Ribuan Massa Mengamuk Tolak Tambang Emas di Enrekang: “Jika Dipaksakan, Darah Akan Tumpah”
0 menit baca
LINTASMAKASSAR.COM, ENREKANG, Sulawesi Selatan — Gelombang perlawanan rakyat terhadap rencana pembukaan tambang emas kembali membara. Ribuan massa yang tergabung dalam Aliansi Lingkar Tambang menggelar aksi demonstrasi besar-besaran menolak kehadiran tambang emas yang direncanakan dikelola oleh CV Hadaf Karya Mandiri di Kabupaten Enrekang, Jumat (12/12/2025). Aksi ini menjadi sinyal keras bahwa rakyat Enrekang menolak dijadikan korban atas nama investasi.

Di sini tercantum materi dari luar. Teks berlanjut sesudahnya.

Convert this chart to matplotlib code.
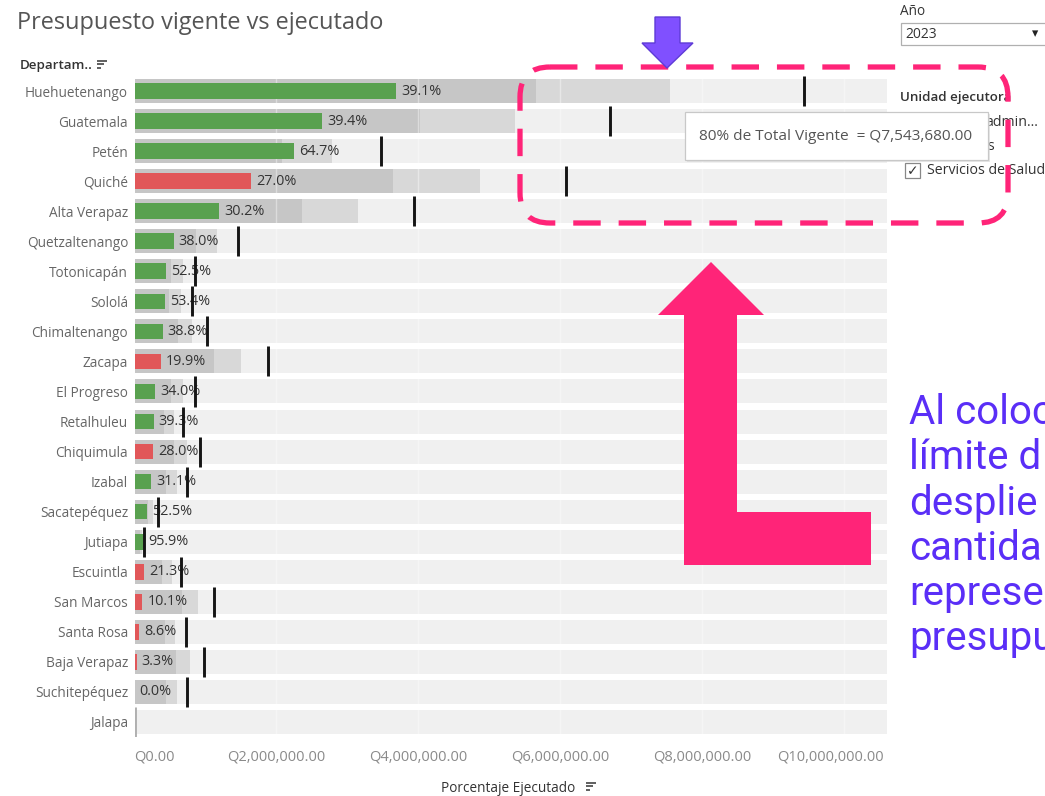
import matplotlib
matplotlib.use('Agg')
import matplotlib.pyplot as plt
from matplotlib.patches import Rectangle, Polygon, FancyBboxPatch
from matplotlib.transforms import blended_transform_factory, offset_copy
import numpy as np

# ---------------- data ----------------
departamentos = ['Huehuetenango', 'Guatemala', 'Petén', 'Quiché', 'Alta Verapaz',
                 'Quetzaltenango', 'Totonicapán', 'Sololá', 'Chimaltenango', 'Zacapa',
                 'El Progreso', 'Retalhuleu', 'Chiquimula', 'Izabal', 'Sacatepéquez',
                 'Jutiapa', 'Escuintla', 'San Marcos', 'Santa Rosa', 'Baja Verapaz',
                 'Suchitepéquez', 'Jalapa']
# Total vigente (Q)
vigente = [9429600, 6702000, 3474000, 6082000, 3939000,
           1455000, 853000, 815000, 1018000, 1877000,
           853000, 688000, 919000, 740000, 327000,
           134000, 655000, 1116000, 722000, 984000,
           740000, 0]
# Porcentaje ejecutado (%)
porcentaje = [39.1, 39.4, 64.7, 27.0, 30.2,
              38.0, 52.5, 53.4, 38.8, 19.9,
              34.0, 39.3, 28.0, 31.1, 52.5,
              95.9, 21.3, 10.1, 8.6, 3.3,
              0.0, None]
x_ticks = [0, 2e6, 4e6, 6e6, 8e6, 10e6]
x_tick_labels = ['Q0.00', 'Q2,000,000.00', 'Q4,000,000.00', 'Q6,000,000.00',
                 'Q8,000,000.00', 'Q10,000,000.00']
banda_60 = 0.6
banda_80 = 0.8
umbral_rojo = 30.0

# ---------------- figure ----------------
W, H = 1045, 796
plt.rcParams['font.family'] = ['Open Sans', 'DejaVu Sans']
fig = plt.figure(figsize=(W / 100, H / 100), dpi=100)
fig.patch.set_facecolor('white')

x0_px, x1_px = 134.5, 887.0
top_px, bot_px = 76.0, 737.0
ax = fig.add_axes([x0_px / W, 1 - bot_px / H, (x1_px - x0_px) / W, (bot_px - top_px) / H])

n = len(departamentos)
y = np.arange(n)
vig = np.array(vigente, dtype=float)
pct = np.array([p if p is not None else 0.0 for p in porcentaje])
ejec = vig * pct / 100.0
xmax = 10.606e6

GREEN = '#59a14f'
RED = '#e15759'
colors = [RED if (p is not None and p < umbral_rojo) else GREEN for p in porcentaje]
ref_colors = ['#151515' if v > 0 else '#b0b0b0' for v in vig]

ax.barh(y, [xmax] * n, height=0.8, color='#f0f0f0', zorder=1)
ax.barh(y, vig * banda_80, height=0.8, color='#d8d8d8', zorder=2)
ax.barh(y, vig * banda_60, height=0.8, color='#c6c6c6', zorder=3)
for t in x_ticks[1:]:
    ax.axvline(t, color='white', lw=1.0, alpha=0.4, zorder=4)
ax.barh(y, ejec, height=0.52, color=colors, zorder=5)
for i in range(n):
    if porcentaje[i] is not None:
        ax.annotate(f'{porcentaje[i]:.1f}%', (ejec[i], y[i]), xytext=(3.6, 0),
                    textcoords='offset points', va='center', ha='left',
                    fontsize=10.4, color='#333333', zorder=6)
ax.vlines(vig, y - 0.5, y + 0.5, colors=ref_colors, lw=2.1, zorder=7)

ax.set_xlim(0, xmax)
ax.set_ylim(n - 0.5, -0.5)
ax.set_yticks(y)
ax.set_yticklabels(departamentos, fontsize=9.8, color='#666666')
ax.set_xticks(x_ticks)
ax.set_xticklabels([])
ax.tick_params(axis='y', length=0, pad=4.6)
ax.tick_params(axis='x', length=0)
for s in ax.spines.values():
    s.set_visible(False)
ax.set_facecolor('white')

# x tick labels: edge labels are kept inside the axis range (as Tableau does)
btr = blended_transform_factory(ax.transData, ax.transAxes)
ylab = -(757 - bot_px) / (bot_px - top_px)
for k, (t, lab) in enumerate(zip(x_ticks, x_tick_labels)):
    if k == 0:
        ax.text(t, ylab, lab, transform=btr, ha='left', va='center', fontsize=10.5,
                color='#8a8a8a', clip_on=False)
    elif k == len(x_ticks) - 1:
        ax.text(xmax, ylab, lab, transform=offset_copy(btr, fig=fig, x=-3, units='dots'),
                ha='right', va='center', fontsize=10.5, color='#8a8a8a', clip_on=False)
    else:
        ax.text(t, ylab, lab, transform=btr, ha='center', va='center', fontsize=10.5,
                color='#8a8a8a', clip_on=False)

# ---------------- overlay (pixel coordinates) ----------------
oax = fig.add_axes([0, 0, 1, 1], zorder=10)
oax.set_xlim(0, W)
oax.set_ylim(H, 0)
oax.axis('off')

def sort_icon(x, yc):
    for k, L in enumerate([10, 7, 3.5]):
        oax.plot([x, x + L], [yc - 3.5 + 3.5 * k] * 2, color='#444444', lw=1.2,
                 solid_capstyle='butt')

# title
oax.text(17, 23, 'Presupuesto vigente vs ejecutado', fontsize=16.9, color='#555555',
         va='center', ha='left')
# header
oax.text(20, 66, 'Departam..', fontsize=9.6, color='#333333', va='center', ha='left',
         fontweight='semibold')
sort_icon(97, 64)
# x title
oax.text(441, 788, 'Porcentaje Ejecutado', fontsize=9.8, color='#333333', va='center',
         ha='left')
sort_icon(586, 786)

# right panel
oax.text(900, 15, 'Año', fontsize=9.8, color='#333333', va='baseline', ha='left')
oax.add_patch(Rectangle((900.5, 22.5), 150, 22, facecolor='white', edgecolor='#b0b0b0',
                        lw=0.9))
oax.text(905, 34, '2023', fontsize=10, color='#333333', va='center', ha='left')
oax.text(1035, 34, '▾', fontsize=9, color='#222222', va='center', ha='center',
         family=['DejaVu Sans'])
oax.text(900, 98, 'Unidad ejecutora', fontsize=9.6, color='#333333', va='center',
         ha='left', fontweight='semibold')
oax.text(985, 123, 'admin...', fontsize=10.2, color='#333333', va='center', ha='left')
oax.text(980, 146, 'es', fontsize=10.2, color='#333333', va='center', ha='left')
oax.add_patch(Rectangle((905, 163), 15, 15, facecolor='white', edgecolor='#888888', lw=0.9))
oax.text(912.5, 171, '✓', fontsize=10, color='#333333', va='center', ha='center',
         family=['DejaVu Sans'])
oax.text(927, 171, 'Servicios de Salud', fontsize=10.2, color='#333333', va='center',
         ha='left')

# tooltip
oax.add_patch(Rectangle((687, 114), 303, 48, facecolor='#d8d8d8', edgecolor='none',
                        alpha=0.6, zorder=3))
oax.add_patch(Rectangle((685, 112), 303, 48, facecolor='white', edgecolor='#c8c8c8',
                        lw=0.9, zorder=3.1))
oax.text(699, 137, '80% de Total Vigente  = Q7,543,680.00', fontsize=11.1,
         color='#555555', va='center', ha='left', zorder=3.2)

# pink dashed rounded box
PINK = '#ff2478'
box = FancyBboxPatch((520, 67), 488, 156, boxstyle='round,pad=0,rounding_size=30',
                     facecolor='none', edgecolor=PINK, lw=3.8,
                     linestyle=(0, (5.2, 3.4)), zorder=4)
box.set_capstyle('butt')
oax.add_patch(box)

# purple arrow
oax.add_patch(Polygon([(655, 17), (680, 17), (680, 43), (693, 43), (667, 68), (642, 43),
                       (655, 43)], closed=True, facecolor='#8050ff', edgecolor='#5e3bd6',
                      lw=1.0, zorder=5))

# pink L arrow
oax.add_patch(Polygon([(711, 262), (764, 315), (737, 315), (737, 512), (871, 512),
                       (871, 565), (684, 565), (684, 315), (658, 315)], closed=True,
                      facecolor=PINK, edgecolor='none', zorder=5))

# annotation text (visible part; the rest is cut at the figure edge in the reference)
anot = ['Al coloc', 'límite d', 'desplie', 'cantida', 'represe', 'presupu']
for k, line in enumerate(anot):
    oax.text(909, 424 + 45.3 * k, line, fontsize=29, color='#5a2ef7', va='baseline',
             ha='left', family=['Roboto', 'DejaVu Sans'], zorder=6)

fig.savefig('out.png', dpi=100)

Dengan mengusung isu provokatif namun sarat peringatan, “Enrekang Akan Jadi Lautan Darah Jika Tambang Emas Dipaksakan,” massa menyuarakan kekhawatiran serius terhadap potensi kerusakan lingkungan, konflik sosial, serta ancaman terhadap sumber kehidupan masyarakat. Isu tersebut mencerminkan akumulasi kemarahan publik atas minimnya transparansi dan dugaan pengabaian aspirasi warga oleh pihak-pihak terkait.
Aksi demonstrasi berlangsung di tiga titik strategis, yakni Kantor Bupati Enrekang, kediaman investor asing, serta Gedung DPRD Enrekang. Di setiap lokasi, massa melakukan orasi secara bergantian, membakar ban sebagai simbol perlawanan, dan menuntut pemerintah daerah serta wakil rakyat untuk menghentikan seluruh proses perizinan tambang emas tersebut.
Dalam orasinya, para demonstran menuding rencana tambang emas hanya akan memperkaya segelintir pihak, sementara masyarakat lokal dipaksa menanggung dampak ekologis dan sosial jangka panjang. Mereka menilai kehadiran tambang berpotensi merusak kawasan resapan air, lahan pertanian, serta mengancam keberlangsungan hidup generasi mendatang.
Aliansi Lingkar Tambang juga mendesak DPRD Enrekang agar tidak bersikap pasif dan segera mengambil langkah politik tegas dengan menolak rencana pertambangan tersebut. Massa memperingatkan bahwa pembiaran terhadap investasi yang merusak lingkungan sama artinya dengan pengkhianatan terhadap mandat rakyat.
Hingga aksi berakhir, demonstran menegaskan akan terus mengonsolidasikan kekuatan dan menggelar aksi lanjutan jika tuntutan mereka diabaikan. Penolakan ini bukan sekadar aksi jalanan, melainkan perlawanan terbuka rakyat Enrekang terhadap model pembangunan yang dinilai rakus, abai, dan mengorbankan masa depan daerah demi kepentingan modal.